At about this time, Wade began coaching at Ichiban Volleyball Club. After two years, he approached Russell Athletics about a sponsorship deal. But officials at Ichiban resisted the idea of a commercial endorsement, so Wade created his own club, making Russell a title sponsor, and the Russell Magnum V.C. was born in 1986. “We started with four teams,” says Wade, “but soon we grew to 25 teams with over 300 players.”

Among them were future Rainbow Wahine standouts Kee Williams, Krystal Atwood and Sarah Chase.

Then in 1993, he opened the Southern California Volleyball Institute, complete with training center, camps and pro shop. SCVI became all volleyball all the time.

“It was a veritable volleyball factory,” says Wade. “Really, it was volleyball central.”

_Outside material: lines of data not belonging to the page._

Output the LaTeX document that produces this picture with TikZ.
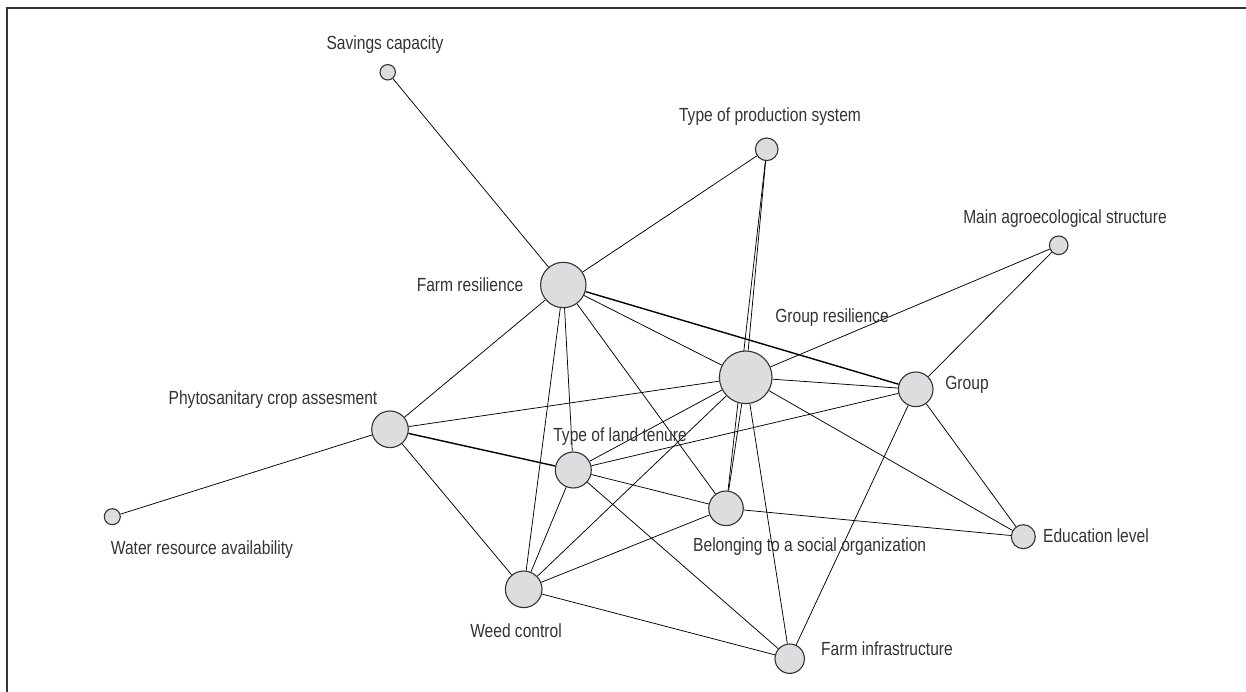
\documentclass[tikz,border=0pt]{standalone}
\usepackage{fontspec}
\setmainfont{Liberation Sans}[FakeStretch=0.82]
\usetikzlibrary{backgrounds}
\definecolor{nodegray}{HTML}{DCDDDF}
\definecolor{txtgray}{HTML}{333333}
\tikzset{
  var/.style={circle, draw=black!80, line width=1.1pt, fill=nodegray, inner sep=0pt},
  lbl/.style={text=txtgray, font=\fontsize{19}{21}\selectfont, inner sep=0pt},
  link/.style={line width=0.75pt},
  strong/.style={line width=1.4pt}
}
\begin{document}
\begin{tikzpicture}[x=1pt,y=-1pt]
  \useasboundingbox (0,0) rectangle (1246,692);
  \draw[line width=1.6pt, black!80] (7,692) -- (7,8) -- (1246,8);

  % variables
  \node[var, minimum size=15.4pt] (savings) at (387.7,72.3){};
  \node[var, minimum size=22.6pt] (prodsys) at (766.7,149.3){};
  \node[var, minimum size=18.6pt] (agroeco) at (1058.7,245.3){};
  \node[var, minimum size=45.4pt] (farmres) at (563.3,285){};
  \node[var, minimum size=52.6pt] (groupres) at (745.7,377.3){};
  \node[var, minimum size=34.6pt] (group) at (915.7,389.3){};
  \node[var, minimum size=36.6pt] (phyto) at (390,429.3){};
  \node[var, minimum size=16pt] (water) at (112.3,516.7){};
  \node[var, minimum size=36pt] (tenure) at (573.3,470){};
  \node[var, minimum size=34.6pt] (socorg) at (726,508.3){};
  \node[var, minimum size=24pt] (educ) at (1023.3,536.7){};
  \node[var, minimum size=36.6pt] (weed) at (523.7,589.3){};
  \node[var, minimum size=29.4pt] (infra) at (789.7,658.7){};

  % labels
  \node[lbl] (savingsl) at (385,45){Savings capacity};
  \node[lbl] (prodsysl) at (770,117){Type of production system};
  \node[lbl] (agroecol) at (1065,219){Main agroecological structure};
  \node[lbl] (farmresl) at (470,285){Farm resilience};
  \node[lbl] (groupresl) at (832,318){Group resilience};
  \node[lbl] (groupl) at (967,385){Group};
  \node[lbl] (phytol) at (273,400){Phytosanitary crop assesment};
  \node[lbl] (waterl) at (202,550){Water resource availability};
  \node[lbl] (tenurel) at (620,437){Type of land tenure};
  \node[lbl, anchor=west] (socorgl) at (693,547){Belonging to a social organization};
  \node[lbl] (educl) at (1096,536){Education level};
  \node[lbl] (weedl) at (516,631){Weed control};
  \node[lbl, anchor=west] (infral) at (821,649){Farm infrastructure};

  % links
  \begin{scope}[on background layer]
    \draw[link] (savings) -- (farmres);
    \draw[link] (prodsys) -- (farmres);
    \draw[link] (prodsys) -- (groupres);
    \draw[link] (prodsys.center) -- (socorg);
    \draw[link] (agroeco) -- (groupres);
    \draw[link] (agroeco) -- (group);
    \draw[strong] (farmres) -- (group);
    \draw[link] (farmres) -- (groupres);
    \draw[link] (farmres) -- (phyto);
    \draw[link] (farmres) -- (tenure);
    \draw[link] (farmres) -- (weed);
    \draw[link] (farmres) -- (socorg);
    \draw[link] (groupres) -- (group);
    \draw[link] (groupres) -- (phyto);
    \draw[link] (groupres) -- (tenure);
    \draw[link] (groupres) -- (weed);
    \draw[link] (groupres) -- (socorg);
    \draw[link] (groupres) -- (educ);
    \draw[link] (groupres) -- (infra);
    \draw[link] (group) -- (tenure);
    \draw[link] (group) -- (educ);
    \draw[link] (group) -- (infra);
    \draw[link] (phyto) -- (water);
    \draw[strong] (phyto) -- (tenure);
    \draw[link] (phyto) -- (weed);
    \draw[link] (tenure) -- (weed);
    \draw[link] (tenure) -- (socorg);
    \draw[link] (tenure) -- (infra);
    \draw[link] (socorg) -- (educ);
    \draw[link] (socorg) -- (weed);
    \draw[link] (weed) -- (infra);
  \end{scope}
\end{tikzpicture}
\end{document}
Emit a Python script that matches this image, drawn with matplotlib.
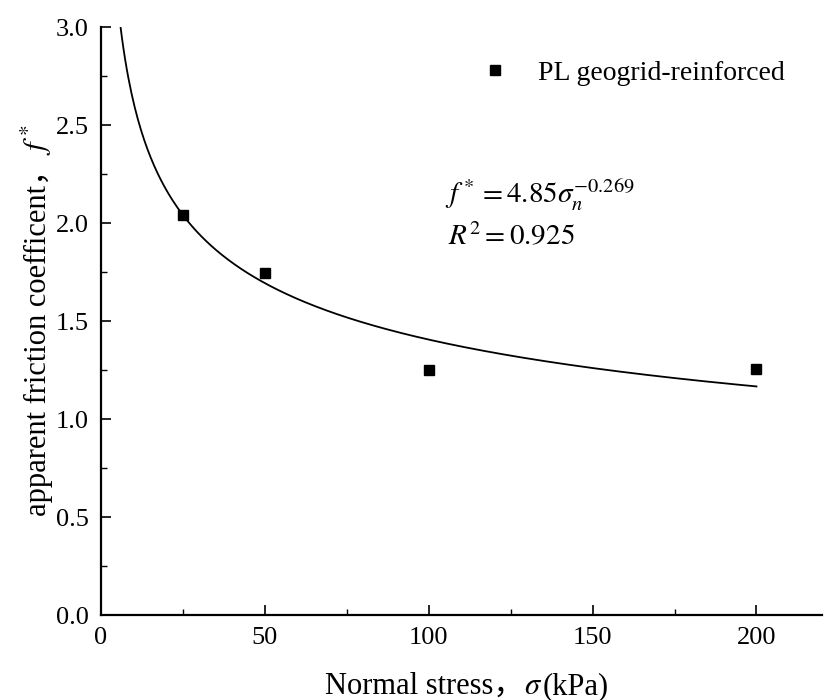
import matplotlib.pyplot as plt
import numpy as np

plt.rcParams['font.family'] = ['Liberation Serif', 'Noto Sans CJK SC']
plt.rcParams['mathtext.fontset'] = 'stix'

# measured points
stress = [25, 50, 100, 200]
friction = [2.04, 1.745, 1.25, 1.255]
# fit f* = a * sigma^b
a, b = 4.85, -0.269
xs = np.linspace(5.9, 200, 400)

W, H = 825, 700
fig = plt.figure(figsize=(W / 100, H / 100), dpi=100)
ax = fig.add_axes([101 / W, 85 / H, 721 / W, 588 / H])

ax.plot(xs, a * xs ** b, color='black', lw=1.3)
ax.plot(stress, friction, 's', color='black', ms=7, label='PL geogrid-reinforced')

ax.set_xlim(0, 220)
ax.set_ylim(0, 3.0)
ax.set_xticks([0, 50, 100, 150, 200])
ax.set_xticks([25, 75, 125, 175], minor=True)
ax.set_yticks(np.arange(0, 3.01, 0.5))
ax.set_yticks(np.arange(0.25, 3.0, 0.5), minor=True)
ax.yaxis.set_major_formatter(plt.FormatStrFormatter('%.1f'))
for s in ['top', 'right']:
    ax.spines[s].set_visible(False)
for s in ['left', 'bottom']:
    ax.spines[s].set_linewidth(1.6)
ax.tick_params(which='major', direction='in', length=7, width=1.2, labelsize=19, pad=9)
ax.tick_params(which='minor', direction='in', length=4, width=1.0)

ax.text(0.477, 0.70, r'$f^* = 4.85\sigma_n^{-0.269}$', transform=ax.transAxes, fontsize=21)
ax.text(0.481, 0.628, r'$R^2 = 0.925$', transform=ax.transAxes, fontsize=21)

ax.legend(loc='center left', frameon=False, fontsize=20, handlelength=1.0,
          handletextpad=1.05, borderpad=0, borderaxespad=0,
          bbox_to_anchor=(481 / W, 1 - 73 / H), bbox_transform=fig.transFigure)

# axis labels built from pieces so the full-width comma can fall back to CJK font
fig.canvas.draw()
r = fig.canvas.get_renderer()


def label_pieces(pieces, pos, center, vertical, size):
    texts = []
    for s in pieces:
        t = fig.text(0, 0, s, fontsize=size, rotation=90 if vertical else 0,
                     rotation_mode='anchor', ha='left', va='baseline')
        texts.append(t)
    lens = []
    for t in texts:
        bb = t.get_window_extent(r)
        lens.append(bb.height if vertical else bb.width)
    start = center - sum(lens) / 2
    for t, l in zip(texts, lens):
        if vertical:
            t.set_position((pos / W, start / H))
        else:
            t.set_position((start / W, pos / H))
        start += l


label_pieces(['Normal stress，', r'$\sigma$', '(kPa)'], 6, 467, False, 22)
label_pieces(['apparent friction coefficent，', r'$f^*$'], 46, H - 320, True, 22)

fig.savefig('out.png')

Rainbow Wahine head coach Dave Shoji had successfully recruited a number of Wade’s players, so the two were well acquainted. When a job opened in 1995, Shoji made the offer and Wade moved to paradise.

It is a marriage that has worked well.

“I’m fortunate that Dave allows me to participate in things that affect winning,” says Wade, “like recruiting, training, practice, match prep and scouting.”

And Shoji appreciates Wade’s effort.

“Since Charlie came, he has raised the bar with our training and our overall level of performance,” says Shoji. “And he’s been able to identify recruitable players, and to close the deal on many of our current players as well as a large number over the last 10 years.”

Wade has been approached frequently about head coaching vacancies. He was a finalist for the Arizona State and Washington jobs, and recently turned down the Fresno State position, which would have more than doubled his pay.

“It would have to be comfortable for my family,” says Wade, referring to wife Tani and infant son Makana. “And it would have to be the right conference, budget, reputation — all the things that give you a chance at national success.” Ask him about his dream job, and the answer comes faster than a service ace.

“It’s right here,” Wade enthuses. “There is no place like Hawaii. Someday when Dave retires, this would be the ultimate job.”

Arrive early for a Wahine match and Wade conducts the pre-game drills himself. He is intense, barking out an adjustment or word of encouragement, and it’s contagious.

As Coach Shoji puts it, “He gets players to rise to game level intensity before the first serve.”

As our interview comes to an end, Wade is reaching for the phone.

“There’s an unbelievable kid still unsigned for next year. She’s from Huntsville, Ala., and she touches 10-foot-4,” enthuses Wade. “And we’re close, real close.”

For Charlie Wade, it’s all volleyball all the time.